An Open Letter To The Quarantine Glow-up I’m Never Going To Get

Like most relationships, we started out hopeful. I was stuck at home while the prime minister turned the global pandemic into a PR stunt, and you were there for me, full of possibilities. You were the silver lining in a really dark cloud – the ‘after’ image in a photoshopped fitness campaign. You were the cool kid in school EVERYONE wanted to get to know and somehow, I thought I’d win you over with all my metaphors (I didn’t).

Looking back, I realise that my infatuation with you, like my short-lived crush Noah Centineo, started because of the internet. Except you were a lot more versatile. My best friend started working on her soon-to-be-published collection of poems. My ex decided to break-up with his beer belly. And a colleague, who until recently had never cracked an egg, was now making pasta from scratch. And it was all up there on their Instagram stories, one trending hashtag at a time.

The millennial antidote to coronavirus was perfectly Instagrammable snippets of ‘self-growth’.

So I jumped in, headfirst. I cooked an elaborate meal, every day for two days. I looked up countless ‘how to write a bestseller’ articles. I tried starting my own blog and ran out of things to say in a grand total of three hours. I watched fitness videos, woke up at 6 am (before remembering that I was up googling coronavirus symptoms till 2 am), and went back to sleep. I even tried to deal with the stress of the world crumbling by ‘sweating it out’. So in my AC-free flat, I decided to take on Mumbai’s humidity and my cellulite by doing a 15-minute workout every time something stressed me out.

After three days of stress workouts, I was still stressed and had grown to accept the fact that my cellulite probably was not the biggest problem in the world. Or my house. I wanted to take those selfies with the perfect six pack. I wanted to post #delish #yummy #homemade food photos. I wanted to come out of this with a shining new personality, shinier hair, and a blueprint to what the rest of my life was going to look like.

Except, as the ‘encouraging’ tweets and ‘self-care’ posts piled up, I realised… that maybe I just wanted to come out of this. That you were nothing more than a forgotten item on a checklist I made after watching way too many makeover videos.


Also read: How the COVID-19 Lockdown Has Changed the Way We Fall in Love


So I took a break from you. In true millennial style, I ghosted you. You kept popping up in stories, Jay Shetty tweets, and videos. But I ignored you until I finally decided to block you the only way I knew how – I got off social media. I stopped worrying about the fact that Neha from college has scored a book deal DURING lockdown. That, while the rest of us were dealing with pay cuts and zero appraisals, Rahul from HR had managed to bag that promotion.

I stopped worrying about the abs, the KimK butt workouts, the ‘easy’ dishes that took two hours to make. And instead, I gave myself the space to worry about the things I couldn’t ignore. My job. Migrant workers. My parents, who are currently in a different city. The fact that I might be carrying the virus, even if I show zero symptoms.
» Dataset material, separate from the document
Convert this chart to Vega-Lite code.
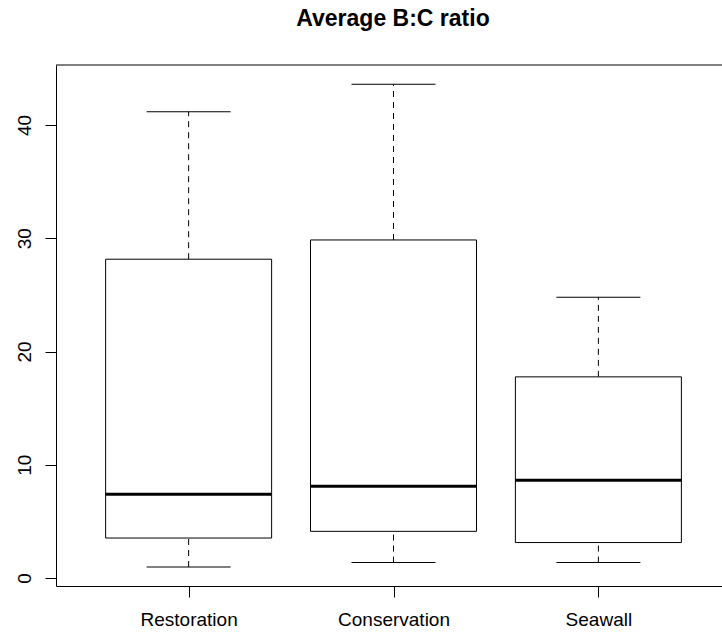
{
  "$schema": "https://vega.github.io/schema/vega-lite/v6.json",
  "autosize": {"type": "none"},
  "padding": {"left": 56, "top": 65, "right": 0, "bottom": 46},
  "width": 666,
  "height": 521,
  "background": "white",
  "config": {
    "view": {"stroke": null},
    "font": "Liberation Sans",
    "axis": {"grid": false, "domainColor": "#000000", "tickColor": "#000000", "labelColor": "#000000", "labelFont": "Liberation Sans", "labelFontSize": 19, "domainWidth": 1, "tickWidth": 1}
  },
  "title": {"text": "Average B:C ratio", "font": "Liberation Sans", "fontSize": 23, "fontWeight": "bold", "color": "#000000", "anchor": "middle", "dx": 4, "offset": 34},
  "data": {"values": [
    {"group": "Restoration", "pos": 1, "min": 0.97, "q1": 3.53, "median": 7.4, "q3": 28.15, "max": 41.17},
    {"group": "Conservation", "pos": 2, "min": 1.36, "q1": 4.12, "median": 8.1, "q3": 29.85, "max": 43.6},
    {"group": "Seawall", "pos": 3, "min": 1.36, "q1": 3.13, "median": 8.63, "q3": 17.76, "max": 24.8}
  ]},
  "layer": [
    {
      "mark": {"type": "rule", "color": "#000000", "strokeWidth": 1, "strokeDash": [6, 5]},
      "encoding": {
        "x": {"field": "pos", "type": "quantitative", "scale": {"domain": [0.377, 3.579], "nice": false, "zero": false},
          "axis": {"orient": "bottom", "title": null, "values": [1, 2, 3], "tickSize": 11, "labelPadding": 13, "labelExpr": "datum.value == 1 ? 'Restoration' : datum.value == 2 ? 'Conservation' : 'Seawall'", "labelFlush": false, "labelOverlap": false}},
        "y": {"field": "q3", "type": "quantitative", "scale": {"domain": [-0.707, 45.3], "nice": false, "zero": false},
          "axis": {"orient": "left", "title": null, "values": [0, 10, 20, 30, 40], "tickSize": 11, "labelPadding": 11, "labelAngle": -90, "labelAlign": "center", "labelBaseline": "bottom"}},
        "y2": {"field": "max"}
      }
    },
    {
      "mark": {"type": "rule", "color": "#000000", "strokeWidth": 1, "strokeDash": [6, 5]},
      "encoding": {
        "x": {"field": "pos", "type": "quantitative"},
        "y": {"field": "min", "type": "quantitative"},
        "y2": {"field": "q1"}
      }
    },
    {
      "mark": {"type": "tick", "orient": "horizontal", "color": "#000000", "size": 84, "thickness": 1, "opacity": 1},
      "encoding": {"x": {"field": "pos", "type": "quantitative"}, "y": {"field": "max", "type": "quantitative"}}
    },
    {
      "mark": {"type": "tick", "orient": "horizontal", "color": "#000000", "size": 84, "thickness": 1, "opacity": 1},
      "encoding": {"x": {"field": "pos", "type": "quantitative"}, "y": {"field": "min", "type": "quantitative"}}
    },
    {
      "mark": {"type": "bar", "fill": "#ffffff", "stroke": "#000000", "strokeWidth": 1, "width": 166},
      "encoding": {
        "x": {"field": "pos", "type": "quantitative"},
        "y": {"field": "q3", "type": "quantitative"},
        "y2": {"field": "q1"}
      }
    },
    {
      "mark": {"type": "tick", "orient": "horizontal", "color": "#000000", "size": 166, "thickness": 3, "opacity": 1},
      "encoding": {"x": {"field": "pos", "type": "quantitative"}, "y": {"field": "median", "type": "quantitative"}}
    },
    {
      "data": {"values": [{"top": 45.3}]},
      "mark": {"type": "rule", "color": "#000000", "strokeWidth": 1},
      "encoding": {"y": {"field": "top", "type": "quantitative"}}
    }
  ]
}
What a post-pandemic world is going to look like. And somehow, after all the worrying, I decided to exercise. Because I wanted to.

Turns out, (figuratively) walking away from you was the best thing I could do for us. It stopped me from comparing myself to the world and rating the way I was dealing with a crisis. Suddenly, I was doing things because I wanted to – not because everyone else was doing it. I was exercising because it felt like a nice change from aimlessly staring at the ceiling. I was cooking simply because I was tired of takeout. I was writing because giving myself the freedom to worry actually left me with a lot to say. Somehow, I had made my own Instagrammable routine. One that had zero pics and zero views. Growth that definitely wouldn’t make its way to a #10yearchallenge.

Even though I have changed, I definitely haven’t ‘glowed-up’. There are days when all I can do is muster the energy to reach for the TV remote. I’ve burned more food than I care to admit. And even when I work out, I sometimes cheat.

When this lockdown ends and we return to the new normal, I won’t have a flat stomach, a recipe book, or a brand new hobby. I’ll have, quite simply, survived. And honestly, I think that’s all any of us can really do. So while I might revisit you when I’m 30 and still single, I think it’s time for me to look you in the eye, and move on.